* YOUR TASK:
Write out all records as given; omit images.

* DATA SUPPLIED:

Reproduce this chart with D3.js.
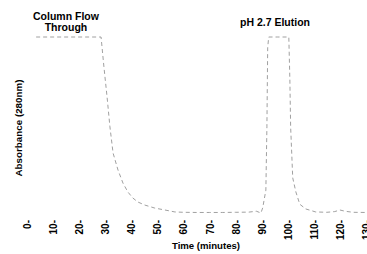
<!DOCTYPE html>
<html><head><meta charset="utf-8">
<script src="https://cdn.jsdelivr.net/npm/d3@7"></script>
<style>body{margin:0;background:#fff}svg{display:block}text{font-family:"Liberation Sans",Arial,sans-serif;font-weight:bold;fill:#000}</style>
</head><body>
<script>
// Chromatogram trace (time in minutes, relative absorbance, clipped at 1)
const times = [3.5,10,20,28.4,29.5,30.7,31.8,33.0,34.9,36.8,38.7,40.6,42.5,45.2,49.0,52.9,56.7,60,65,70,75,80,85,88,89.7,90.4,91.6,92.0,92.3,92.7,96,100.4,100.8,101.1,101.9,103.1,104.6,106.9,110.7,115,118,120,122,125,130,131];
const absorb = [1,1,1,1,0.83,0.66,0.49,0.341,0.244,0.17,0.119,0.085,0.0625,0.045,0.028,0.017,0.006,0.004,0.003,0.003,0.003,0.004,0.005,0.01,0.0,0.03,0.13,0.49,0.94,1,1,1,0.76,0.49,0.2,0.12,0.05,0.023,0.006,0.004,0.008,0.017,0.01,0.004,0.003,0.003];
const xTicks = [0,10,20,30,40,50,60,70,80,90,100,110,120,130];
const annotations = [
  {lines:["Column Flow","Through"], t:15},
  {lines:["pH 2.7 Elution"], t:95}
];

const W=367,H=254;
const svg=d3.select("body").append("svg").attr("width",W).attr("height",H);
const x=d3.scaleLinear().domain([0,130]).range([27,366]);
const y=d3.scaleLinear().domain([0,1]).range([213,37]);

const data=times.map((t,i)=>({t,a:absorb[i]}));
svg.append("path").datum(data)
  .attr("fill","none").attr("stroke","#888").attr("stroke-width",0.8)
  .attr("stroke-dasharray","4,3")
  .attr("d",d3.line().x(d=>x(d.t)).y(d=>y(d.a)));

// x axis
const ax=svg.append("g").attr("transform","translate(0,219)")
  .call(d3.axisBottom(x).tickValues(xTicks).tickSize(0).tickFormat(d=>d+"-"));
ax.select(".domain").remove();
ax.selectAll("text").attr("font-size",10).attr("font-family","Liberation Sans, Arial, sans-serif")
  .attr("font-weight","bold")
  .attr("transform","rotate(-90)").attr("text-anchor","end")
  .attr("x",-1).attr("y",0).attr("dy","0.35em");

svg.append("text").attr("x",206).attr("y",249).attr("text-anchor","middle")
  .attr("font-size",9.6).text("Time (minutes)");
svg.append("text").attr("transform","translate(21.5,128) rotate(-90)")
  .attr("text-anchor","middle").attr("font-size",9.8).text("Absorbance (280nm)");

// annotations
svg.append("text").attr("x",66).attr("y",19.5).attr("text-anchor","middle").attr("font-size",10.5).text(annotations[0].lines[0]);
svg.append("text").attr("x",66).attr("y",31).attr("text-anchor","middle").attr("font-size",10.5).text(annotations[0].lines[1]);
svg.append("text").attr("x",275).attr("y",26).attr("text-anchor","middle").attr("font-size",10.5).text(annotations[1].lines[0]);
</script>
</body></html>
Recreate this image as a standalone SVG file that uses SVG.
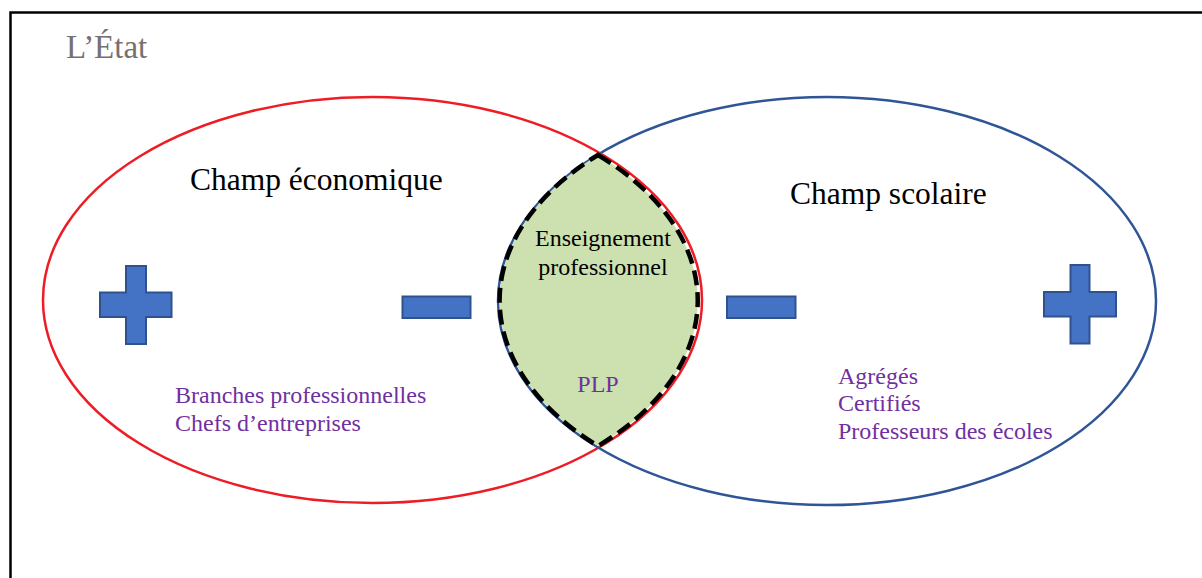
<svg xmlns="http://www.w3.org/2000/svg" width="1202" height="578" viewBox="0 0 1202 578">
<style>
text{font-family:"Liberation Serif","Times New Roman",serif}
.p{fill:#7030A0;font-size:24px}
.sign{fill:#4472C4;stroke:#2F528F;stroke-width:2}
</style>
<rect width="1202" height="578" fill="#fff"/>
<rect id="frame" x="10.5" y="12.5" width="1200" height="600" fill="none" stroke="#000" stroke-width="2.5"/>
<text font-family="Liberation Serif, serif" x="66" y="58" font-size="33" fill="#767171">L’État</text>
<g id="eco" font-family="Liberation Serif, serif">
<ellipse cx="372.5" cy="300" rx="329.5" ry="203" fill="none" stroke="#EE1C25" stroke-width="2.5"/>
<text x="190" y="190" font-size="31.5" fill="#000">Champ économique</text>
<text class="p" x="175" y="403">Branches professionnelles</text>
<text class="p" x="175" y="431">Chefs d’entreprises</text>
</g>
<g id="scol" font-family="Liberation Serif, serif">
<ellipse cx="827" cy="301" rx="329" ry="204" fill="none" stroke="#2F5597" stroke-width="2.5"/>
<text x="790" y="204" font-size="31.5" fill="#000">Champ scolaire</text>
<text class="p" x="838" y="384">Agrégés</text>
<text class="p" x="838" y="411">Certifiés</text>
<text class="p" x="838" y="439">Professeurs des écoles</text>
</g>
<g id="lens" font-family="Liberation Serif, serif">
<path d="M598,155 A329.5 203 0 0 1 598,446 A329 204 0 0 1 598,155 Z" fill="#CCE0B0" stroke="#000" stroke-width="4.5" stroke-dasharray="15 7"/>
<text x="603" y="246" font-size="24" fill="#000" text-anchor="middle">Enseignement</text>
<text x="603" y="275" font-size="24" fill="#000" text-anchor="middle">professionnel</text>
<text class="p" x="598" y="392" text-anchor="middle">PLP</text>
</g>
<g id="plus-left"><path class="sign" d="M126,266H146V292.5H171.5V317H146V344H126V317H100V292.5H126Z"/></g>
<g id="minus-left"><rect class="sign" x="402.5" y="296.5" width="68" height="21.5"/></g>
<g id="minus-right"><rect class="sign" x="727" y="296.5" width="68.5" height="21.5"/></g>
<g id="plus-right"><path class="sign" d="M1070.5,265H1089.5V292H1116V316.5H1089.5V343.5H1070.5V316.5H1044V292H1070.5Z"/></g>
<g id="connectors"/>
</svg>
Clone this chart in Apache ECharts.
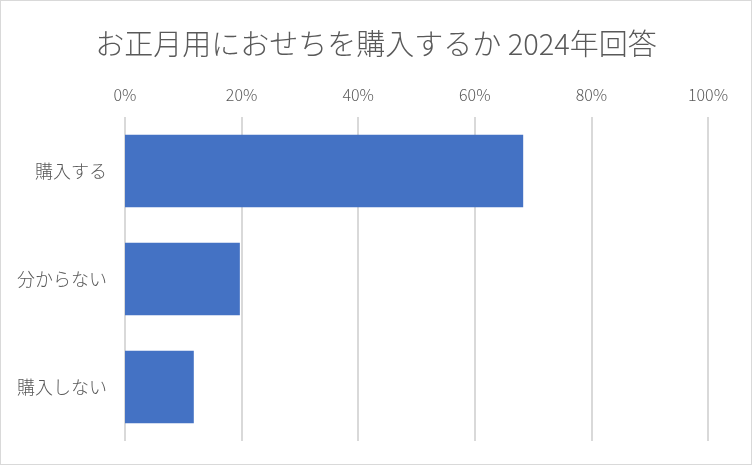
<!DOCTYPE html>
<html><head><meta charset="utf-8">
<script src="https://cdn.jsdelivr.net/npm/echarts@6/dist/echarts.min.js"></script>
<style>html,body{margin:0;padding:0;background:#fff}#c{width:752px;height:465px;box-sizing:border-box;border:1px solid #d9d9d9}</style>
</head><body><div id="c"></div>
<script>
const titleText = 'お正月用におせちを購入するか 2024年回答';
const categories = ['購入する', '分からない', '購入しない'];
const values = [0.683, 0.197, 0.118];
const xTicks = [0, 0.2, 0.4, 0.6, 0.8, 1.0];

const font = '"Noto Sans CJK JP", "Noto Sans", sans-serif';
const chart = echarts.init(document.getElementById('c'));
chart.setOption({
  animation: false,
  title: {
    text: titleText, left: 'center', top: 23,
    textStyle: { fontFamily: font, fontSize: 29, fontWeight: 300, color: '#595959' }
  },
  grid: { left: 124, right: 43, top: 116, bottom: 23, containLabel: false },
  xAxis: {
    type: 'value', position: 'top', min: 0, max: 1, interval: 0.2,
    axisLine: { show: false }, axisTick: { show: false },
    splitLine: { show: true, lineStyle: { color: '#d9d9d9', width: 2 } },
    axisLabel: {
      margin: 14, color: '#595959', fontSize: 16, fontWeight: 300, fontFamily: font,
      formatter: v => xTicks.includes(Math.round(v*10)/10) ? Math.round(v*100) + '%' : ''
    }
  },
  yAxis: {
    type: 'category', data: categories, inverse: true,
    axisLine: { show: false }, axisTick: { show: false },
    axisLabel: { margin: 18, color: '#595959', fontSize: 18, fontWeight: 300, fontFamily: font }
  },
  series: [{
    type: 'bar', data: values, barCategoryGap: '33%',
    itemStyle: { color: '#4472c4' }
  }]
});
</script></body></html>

* WRITTEN RESPONSE:
Reproduce this chart with D3.js.
<!DOCTYPE html>
<html><head><meta charset="utf-8">
<script src="https://cdn.jsdelivr.net/npm/d3@7"></script>
<style>body{margin:0;background:#fff}svg{display:block}text{font-family:"Liberation Sans",Arial,sans-serif;font-weight:bold;fill:#000}</style>
</head><body>
<script>
// Chromatogram trace (time in minutes, relative absorbance, clipped at 1)
const times = [3.5,10,20,28.4,29.5,30.7,31.8,33.0,34.9,36.8,38.7,40.6,42.5,45.2,49.0,52.9,56.7,60,65,70,75,80,85,88,89.7,90.4,91.6,92.0,92.3,92.7,96,100.4,100.8,101.1,101.9,103.1,104.6,106.9,110.7,115,118,120,122,125,130,131];
const absorb = [1,1,1,1,0.83,0.66,0.49,0.341,0.244,0.17,0.119,0.085,0.0625,0.045,0.028,0.017,0.006,0.004,0.003,0.003,0.003,0.004,0.005,0.01,0.0,0.03,0.13,0.49,0.94,1,1,1,0.76,0.49,0.2,0.12,0.05,0.023,0.006,0.004,0.008,0.017,0.01,0.004,0.003,0.003];
const xTicks = [0,10,20,30,40,50,60,70,80,90,100,110,120,130];
const annotations = [
  {lines:["Column Flow","Through"], t:15},
  {lines:["pH 2.7 Elution"], t:95}
];

const W=367,H=254;
const svg=d3.select("body").append("svg").attr("width",W).attr("height",H);
const x=d3.scaleLinear().domain([0,130]).range([27,366]);
const y=d3.scaleLinear().domain([0,1]).range([213,37]);

const data=times.map((t,i)=>({t,a:absorb[i]}));
svg.append("path").datum(data)
  .attr("fill","none").attr("stroke","#888").attr("stroke-width",0.8)
  .attr("stroke-dasharray","4,3")
  .attr("d",d3.line().x(d=>x(d.t)).y(d=>y(d.a)));

// x axis
const ax=svg.append("g").attr("transform","translate(0,219)")
  .call(d3.axisBottom(x).tickValues(xTicks).tickSize(0).tickFormat(d=>d+"-"));
ax.select(".domain").remove();
ax.selectAll("text").attr("font-size",10).attr("font-family","Liberation Sans, Arial, sans-serif")
  .attr("font-weight","bold")
  .attr("transform","rotate(-90)").attr("text-anchor","end")
  .attr("x",-1).attr("y",0).attr("dy","0.35em");

svg.append("text").attr("x",206).attr("y",249).attr("text-anchor","middle")
  .attr("font-size",9.6).text("Time (minutes)");
svg.append("text").attr("transform","translate(21.5,128) rotate(-90)")
  .attr("text-anchor","middle").attr("font-size",9.8).text("Absorbance (280nm)");

// annotations
svg.append("text").attr("x",66).attr("y",19.5).attr("text-anchor","middle").attr("font-size",10.5).text(annotations[0].lines[0]);
svg.append("text").attr("x",66).attr("y",31).attr("text-anchor","middle").attr("font-size",10.5).text(annotations[0].lines[1]);
svg.append("text").attr("x",275).attr("y",26).attr("text-anchor","middle").attr("font-size",10.5).text(annotations[1].lines[0]);
</script>
</body></html>
Recreate this image as a standalone SVG file that uses SVG.
<svg xmlns="http://www.w3.org/2000/svg" width="1202" height="578" viewBox="0 0 1202 578">
<style>
text{font-family:"Liberation Serif","Times New Roman",serif}
.p{fill:#7030A0;font-size:24px}
.sign{fill:#4472C4;stroke:#2F528F;stroke-width:2}
</style>
<rect width="1202" height="578" fill="#fff"/>
<rect id="frame" x="10.5" y="12.5" width="1200" height="600" fill="none" stroke="#000" stroke-width="2.5"/>
<text font-family="Liberation Serif, serif" x="66" y="58" font-size="33" fill="#767171">L’État</text>
<g id="eco" font-family="Liberation Serif, serif">
<ellipse cx="372.5" cy="300" rx="329.5" ry="203" fill="none" stroke="#EE1C25" stroke-width="2.5"/>
<text x="190" y="190" font-size="31.5" fill="#000">Champ économique</text>
<text class="p" x="175" y="403">Branches professionnelles</text>
<text class="p" x="175" y="431">Chefs d’entreprises</text>
</g>
<g id="scol" font-family="Liberation Serif, serif">
<ellipse cx="827" cy="301" rx="329" ry="204" fill="none" stroke="#2F5597" stroke-width="2.5"/>
<text x="790" y="204" font-size="31.5" fill="#000">Champ scolaire</text>
<text class="p" x="838" y="384">Agrégés</text>
<text class="p" x="838" y="411">Certifiés</text>
<text class="p" x="838" y="439">Professeurs des écoles</text>
</g>
<g id="lens" font-family="Liberation Serif, serif">
<path d="M598,155 A329.5 203 0 0 1 598,446 A329 204 0 0 1 598,155 Z" fill="#CCE0B0" stroke="#000" stroke-width="4.5" stroke-dasharray="15 7"/>
<text x="603" y="246" font-size="24" fill="#000" text-anchor="middle">Enseignement</text>
<text x="603" y="275" font-size="24" fill="#000" text-anchor="middle">professionnel</text>
<text class="p" x="598" y="392" text-anchor="middle">PLP</text>
</g>
<g id="plus-left"><path class="sign" d="M126,266H146V292.5H171.5V317H146V344H126V317H100V292.5H126Z"/></g>
<g id="minus-left"><rect class="sign" x="402.5" y="296.5" width="68" height="21.5"/></g>
<g id="minus-right"><rect class="sign" x="727" y="296.5" width="68.5" height="21.5"/></g>
<g id="plus-right"><path class="sign" d="M1070.5,265H1089.5V292H1116V316.5H1089.5V343.5H1070.5V316.5H1044V292H1070.5Z"/></g>
<g id="connectors"/>
</svg>
Clone this chart in Apache ECharts.
<!DOCTYPE html>
<html><head><meta charset="utf-8">
<script src="https://cdn.jsdelivr.net/npm/echarts@6/dist/echarts.min.js"></script>
<style>html,body{margin:0;padding:0;background:#fff}#c{width:752px;height:465px;box-sizing:border-box;border:1px solid #d9d9d9}</style>
</head><body><div id="c"></div>
<script>
const titleText = 'お正月用におせちを購入するか 2024年回答';
const categories = ['購入する', '分からない', '購入しない'];
const values = [0.683, 0.197, 0.118];
const xTicks = [0, 0.2, 0.4, 0.6, 0.8, 1.0];

const font = '"Noto Sans CJK JP", "Noto Sans", sans-serif';
const chart = echarts.init(document.getElementById('c'));
chart.setOption({
  animation: false,
  title: {
    text: titleText, left: 'center', top: 23,
    textStyle: { fontFamily: font, fontSize: 29, fontWeight: 300, color: '#595959' }
  },
  grid: { left: 124, right: 43, top: 116, bottom: 23, containLabel: false },
  xAxis: {
    type: 'value', position: 'top', min: 0, max: 1, interval: 0.2,
    axisLine: { show: false }, axisTick: { show: false },
    splitLine: { show: true, lineStyle: { color: '#d9d9d9', width: 2 } },
    axisLabel: {
      margin: 14, color: '#595959', fontSize: 16, fontWeight: 300, fontFamily: font,
      formatter: v => xTicks.includes(Math.round(v*10)/10) ? Math.round(v*100) + '%' : ''
    }
  },
  yAxis: {
    type: 'category', data: categories, inverse: true,
    axisLine: { show: false }, axisTick: { show: false },
    axisLabel: { margin: 18, color: '#595959', fontSize: 18, fontWeight: 300, fontFamily: font }
  },
  series: [{
    type: 'bar', data: values, barCategoryGap: '33%',
    itemStyle: { color: '#4472c4' }
  }]
});
</script></body></html>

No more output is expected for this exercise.